Readers may find the following outcome interesting, if not credulity-stretching.

It involves a lawyer who, by pleading guilty in 2005 to making a false entry in financial records, avoided retrial on securities and bank fraud charges. Adelphia Communications Corporation founded by his father went bankrupt after the father and another son pilfered millions of dollars from the company and hid its debt from investors, prosecutors had alleged.

Father and son Timothy were convicted in June 2005. The father was sentenced to 15 years in prison. Timothy received a 20-year sentence. They lost an appeal in 2007.

Following the plea of the second son, a lawyer named Michael, the Court of Appeals in 2005 ordered the Board on Professional Responsibility to investigate whether he had violated D.C.’s moral turpitude law when he committed the federal record-keeping crime.
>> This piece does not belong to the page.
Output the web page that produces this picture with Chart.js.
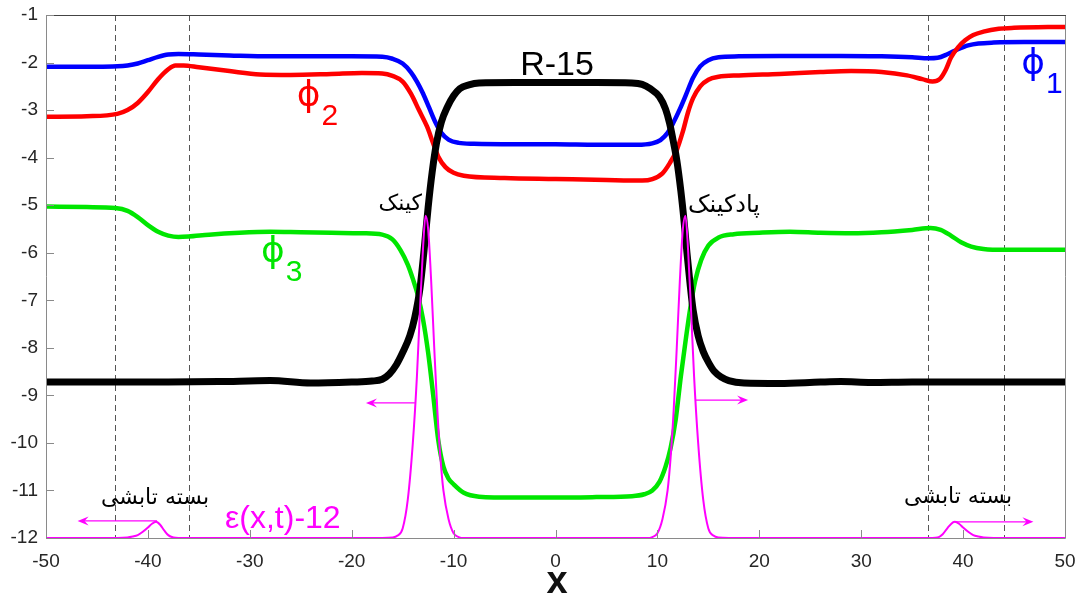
<!DOCTYPE html>
<html><head><meta charset="utf-8">
<script src="https://cdn.jsdelivr.net/npm/chart.js@4.4.0/dist/chart.umd.min.js"></script>
<style>html,body{margin:0;padding:0;background:#fff;} #wrap{width:1078px;height:595px;}</style>
</head><body><div id="wrap"><canvas id="c" width="1078" height="595"></canvas></div>
<script>
// ---- data ----
const xPhi1 = [-50,-45,-43,-42,-41,-40,-39,-38,-37,-35,-32,-28,-24,-20,-17,-16,-15,-14.2,-13.6,-13,-12.4,-11.8,-11.2,-10.5,-9.5,-8,-4,0,4,8,9.5,10.3,11,11.6,12.2,12.8,13.5,14.2,15,16,18,22,28,32,35,36.6,37.5,38.5,39.5,40.5,41.5,43,46,50];
const yPhi1 = [-2.09,-2.09,-2.08,-2.06,-2.02,-1.95,-1.88,-1.83,-1.82,-1.83,-1.85,-1.87,-1.87,-1.87,-1.88,-1.92,-2.02,-2.2,-2.4,-2.65,-2.95,-3.25,-3.48,-3.62,-3.69,-3.71,-3.72,-3.72,-3.73,-3.73,-3.70,-3.63,-3.48,-3.25,-2.98,-2.68,-2.32,-2.08,-1.95,-1.89,-1.87,-1.86,-1.86,-1.87,-1.89,-1.91,-1.9,-1.82,-1.72,-1.64,-1.60,-1.58,-1.57,-1.57];

const xPhi2 = [-50,-46,-43,-42,-41,-40,-39,-38,-37.3,-36.5,-35,-32,-29,-26,-22,-19,-17,-16,-15,-14.2,-13.4,-12.6,-12,-11.5,-10.8,-10,-9,-5,0,5,8.5,9.5,10.5,11.2,11.9,12.5,13,13.5,14.2,15,16,18,22,26,29,32,34.5,36,37,37.7,38.3,38.8,39.5,40.2,41,42,43.5,45,50];
const yPhi2 = [-3.14,-3.13,-3.08,-3.0,-2.85,-2.62,-2.35,-2.14,-2.06,-2.06,-2.10,-2.18,-2.25,-2.26,-2.24,-2.22,-2.23,-2.28,-2.40,-2.65,-3.0,-3.35,-3.7,-3.98,-4.2,-4.32,-4.38,-4.43,-4.45,-4.47,-4.48,-4.45,-4.33,-4.12,-3.84,-3.45,-3.05,-2.75,-2.5,-2.36,-2.30,-2.27,-2.24,-2.20,-2.18,-2.20,-2.27,-2.35,-2.40,-2.35,-2.15,-1.90,-1.68,-1.53,-1.42,-1.35,-1.29,-1.27,-1.25];

const xPhi3 = [-50,-46,-43.2,-42,-41,-40,-39,-38,-37,-36,-34,-31,-28,-25,-22,-19,-17,-16,-15.2,-14.5,-14,-13.5,-13,-12.5,-12,-11.5,-11,-10.5,-10,-9,-7.5,-4,0,4,7.5,8.7,9.5,10.2,10.8,11.3,11.8,12.3,12.8,13.2,13.7,14.3,15,16,17.5,20,23,26,29,32,35,36.8,37.8,38.8,39.8,40.8,42,44,50];
const yPhi3 = [-5.03,-5.04,-5.06,-5.12,-5.25,-5.42,-5.56,-5.64,-5.67,-5.66,-5.62,-5.58,-5.56,-5.57,-5.58,-5.59,-5.62,-5.72,-5.95,-6.25,-6.55,-6.9,-7.4,-8.1,-9.0,-9.95,-10.5,-10.75,-10.87,-11.05,-11.13,-11.15,-11.15,-11.14,-11.12,-11.08,-11.0,-10.82,-10.5,-10.1,-9.5,-8.6,-7.8,-7.2,-6.6,-6.15,-5.85,-5.68,-5.61,-5.58,-5.56,-5.58,-5.59,-5.57,-5.52,-5.48,-5.52,-5.64,-5.78,-5.87,-5.92,-5.94,-5.94];

const xR = [-50,-44,-38,-33,-28,-24,-20,-18,-17,-16.3,-15.6,-15,-14.3,-13.8,-13.3,-12.9,-12.5,-12.1,-11.7,-11.2,-10.6,-10,-9.4,-8.5,-7.5,-4,0,4,7.5,8.5,9.3,10.2,10.8,11.2,11.6,11.9,12.3,12.6,12.9,13.2,13.5,14,14.5,15,15.6,16.3,17,18.5,22,26,28,31,35,40,50];
const yR = [-8.72,-8.72,-8.72,-8.71,-8.69,-8.74,-8.72,-8.70,-8.66,-8.55,-8.35,-8.1,-7.75,-7.35,-6.75,-5.95,-5.05,-4.3,-3.72,-3.25,-2.93,-2.7,-2.55,-2.47,-2.43,-2.42,-2.42,-2.42,-2.43,-2.46,-2.55,-2.72,-2.98,-3.28,-3.7,-4.05,-4.7,-5.3,-6.0,-6.64,-7.2,-7.75,-8.08,-8.3,-8.5,-8.62,-8.69,-8.74,-8.75,-8.72,-8.71,-8.73,-8.72,-8.72,-8.72];

const xEps = [-50,-43,-42,-41.5,-41,-40.5,-40,-39.6,-39.2,-38.8,-38.4,-38,-37.5,-37,-17,-16,-15.5,-15,-14.5,-14,-13.6,-13.3,-13,-12.75,-12.5,-12.2,-11.9,-11.6,-11.3,-11,-10.5,-10,-9.5,-9,9,9.5,10,10.5,11,11.3,11.6,11.9,12.2,12.5,12.75,13,13.3,13.6,14,14.5,15,15.5,16,17,37,37.5,38,38.5,39,39.2,39.6,40,40.5,41,41.5,42,43,50];
const yEps = [-12,-12,-11.99,-11.97,-11.94,-11.87,-11.78,-11.70,-11.66,-11.72,-11.84,-11.94,-11.99,-12,-12,-11.99,-11.95,-11.8,-11.2,-10.0,-8.6,-7.2,-5.9,-5.22,-5.5,-6.6,-8.0,-9.3,-10.3,-11.0,-11.6,-11.9,-11.98,-12,-12,-11.98,-11.9,-11.6,-11.0,-10.3,-9.3,-8.0,-6.6,-5.5,-5.22,-5.9,-7.2,-8.6,-10.0,-11.2,-11.8,-11.95,-11.99,-12,-12,-11.99,-11.92,-11.78,-11.67,-11.66,-11.70,-11.78,-11.87,-11.94,-11.97,-11.99,-12,-12];

const xTickValues = [-50,-40,-30,-20,-10,0,10,20,30,40,50];
const yTickValues = [-12,-11,-10,-9,-8,-7,-6,-5,-4,-3,-2,-1];
const dashedX = [-43.2,-36,36.6,44];

// ---- helpers ----
const pts = (xs, ys) => xs.map((x, i) => ({x: x, y: ys[i]}));
const LAT = '"Liberation Sans", Arial, sans-serif';
const FA = '"DejaVu Sans", sans-serif';

const overlay = {
  id: 'overlay',
  beforeDatasetsDraw(chart) {
    const {ctx, chartArea: a, scales: {x}} = chart;
    ctx.save();
    ctx.strokeStyle = '#555';
    ctx.lineWidth = 1;
    ctx.setLineDash([6, 4]);
    dashedX.forEach(v => {
      const px = Math.round(x.getPixelForValue(v)) + 0.5;
      ctx.beginPath(); ctx.moveTo(px, a.top); ctx.lineTo(px, a.bottom); ctx.stroke();
    });
    ctx.restore();
  },
  afterDatasetsDraw(chart) {
    const {ctx, chartArea: a, scales: {x, y}} = chart;
    ctx.save();
    // frame
    ctx.lineWidth = 1;
    ctx.strokeStyle = '#8a8a8a';
    ctx.beginPath();
    ctx.moveTo(a.left + 0.5, a.top); ctx.lineTo(a.left + 0.5, a.bottom + 0.5);
    ctx.lineTo(a.right + 0.5, a.bottom + 0.5); ctx.lineTo(a.right + 0.5, a.top);
    ctx.stroke();
    ctx.strokeStyle = '#444';
    ctx.beginPath(); ctx.moveTo(a.left, a.top + 0.5); ctx.lineTo(a.right + 1, a.top + 0.5); ctx.stroke();
    // inside ticks
    ctx.strokeStyle = '#8a8a8a';
    xTickValues.forEach(v => {
      const px = Math.round(x.getPixelForValue(v)) + 0.5;
      ctx.beginPath(); ctx.moveTo(px, a.bottom); ctx.lineTo(px, a.bottom - 8); ctx.stroke();
    });
    yTickValues.forEach(v => {
      const py = Math.round(y.getPixelForValue(v)) + 0.5;
      ctx.beginPath(); ctx.moveTo(a.left, py); ctx.lineTo(a.left + 8, py); ctx.stroke();
    });
    // arrows
    const arrow = (x0, x1, yv) => {
      const px0 = x.getPixelForValue(x0), px1 = x.getPixelForValue(x1), py = y.getPixelForValue(yv);
      const d = Math.sign(px1 - px0);
      ctx.strokeStyle = '#ff00ff'; ctx.fillStyle = '#ff00ff'; ctx.lineWidth = 1.2;
      ctx.beginPath(); ctx.moveTo(px0, py); ctx.lineTo(px1 - d * 3, py); ctx.stroke();
      ctx.beginPath();
      ctx.moveTo(px1, py);
      ctx.lineTo(px1 - d * 11, py - 4.5);
      ctx.lineTo(px1 - d * 7, py);
      ctx.lineTo(px1 - d * 11, py + 4.5);
      ctx.closePath(); ctx.fill();
    };
    arrow(-39.1, -46.9, -11.64);
    arrow(-13.8, -18.6, -9.16);
    arrow(13.7, 18.9, -9.1);
    arrow(39.2, 46.9, -11.66);
    // text labels
    const text = (s, xv, yv, font, color, align, dx, dy) => {
      ctx.font = font; ctx.fillStyle = color; ctx.textAlign = align || 'left'; ctx.textBaseline = 'alphabetic';
      ctx.fillText(s, x.getPixelForValue(xv) + (dx || 0), y.getPixelForValue(yv) + (dy || 0));
    };
    text('R-15', 0.15, -2.26, '34px ' + LAT, '#000', 'center');
    const phi = (sub, xv, yv, color) => {
      ctx.font = '36px ' + FA; ctx.fillStyle = color; ctx.textAlign = 'left'; ctx.textBaseline = 'alphabetic';
      const px = x.getPixelForValue(xv), py = y.getPixelForValue(yv);
      ctx.fillText('\u03D5', px, py);
      const w = ctx.measureText('\u03D5').width;
      ctx.font = '30px ' + LAT;
      ctx.fillText(sub, px + w + 1, py + 19);
    };
    phi('2', -25.4, -2.92, '#ff0000');
    phi('3', -28.9, -6.2, '#00e600');
    phi('1', 45.7, -2.24, '#0000ff');
    text('\u03B5(x,t)-12', -32.43, -11.78, '32px ' + LAT, '#ff00ff', 'left');
    ctx.direction = 'rtl';
    text('کینک', -13.1, -5.10, '22px ' + FA, '#000', 'right');
    text('پادکینک', 13.0, -5.14, '24px ' + FA, '#000', 'left');
    text('بسته تابشی', -39.3, -11.28, '22px ' + FA, '#000', 'center');
    text('بسته تابشی', 39.5, -11.26, '22px ' + FA, '#000', 'center');
    ctx.direction = 'ltr';
    // x axis title
    ctx.font = 'bold 38px ' + LAT; ctx.fillStyle = '#111'; ctx.textAlign = 'center'; ctx.textBaseline = 'alphabetic';
    ctx.fillText('x', x.getPixelForValue(0.15), a.bottom + 55);
    ctx.restore();
  }
};

const line = (data, color, width, order) => ({
  data: data, borderColor: color, borderWidth: width, order: order,
  pointRadius: 0, fill: false, cubicInterpolationMode: 'monotone',
  borderCapStyle: 'round', borderJoinStyle: 'round'
});

new Chart(document.getElementById('c'), {
  type: 'line',
  data: {
    datasets: [
      line(pts(xEps, yEps), '#ff00ff', 2, 0),
      line(pts(xR, yR), '#000000', 7, 1),
      line(pts(xPhi3, yPhi3), '#00e600', 4.5, 2),
      line(pts(xPhi2, yPhi2), '#ff0000', 4.5, 3),
      line(pts(xPhi1, yPhi1), '#0000ff', 4.5, 4)
    ]
  },
  options: {
    responsive: false, animation: false, devicePixelRatio: 1,
    layout: {padding: {left: 0, right: 13, top: 15, bottom: 0}},
    plugins: {legend: {display: false}, tooltip: {enabled: false}},
    scales: {
      x: {
        type: 'linear', min: -50, max: 50,
        ticks: {stepSize: 10, color: '#262626', font: {family: LAT, size: 19}, padding: 12, maxRotation: 0, autoSkip: false},
        grid: {display: false, drawTicks: false}, border: {display: false},
        afterFit(s) { s.height = 57; s.paddingLeft = 0; s.paddingRight = 0; }
      },
      y: {
        type: 'linear', min: -12, max: -1,
        ticks: {stepSize: 1, color: '#262626', font: {family: LAT, size: 19}, padding: 8, autoSkip: false},
        grid: {display: false, drawTicks: false}, border: {display: false},
        afterFit(s) { s.width = 46; s.paddingTop = 0; s.paddingBottom = 0; }
      }
    }
  },
  plugins: [overlay]
});
</script></body></html>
The board found that violating the federal law did not, on its face, run afoul of the D.C. moral turpitude law, and referred the case to a hearing committee for full investigation to determine whether relevant facts supported a finding of moral turpitude.

The Court of Appeals found that “a formal contested hearing” by a hearing committee to determine whether the lawyer had committed moral turpitude “would be of little benefit.” It found that since the federal criminal proceeding had not determined that the lawyer-son knowingly signed false documents (a finding needed for moral turpitude), a separate inquiry by a hearing committee was not necessary.

On December 09, 2010, before the hearing committee conducted its full investigation, the D.C. Bar Counsel reached an agreement with Michael to a one year’s suspension of his law license.

OUTCOME (more): Rather than being disbarred, lawyer-son Michael was merely sanctioned for one year.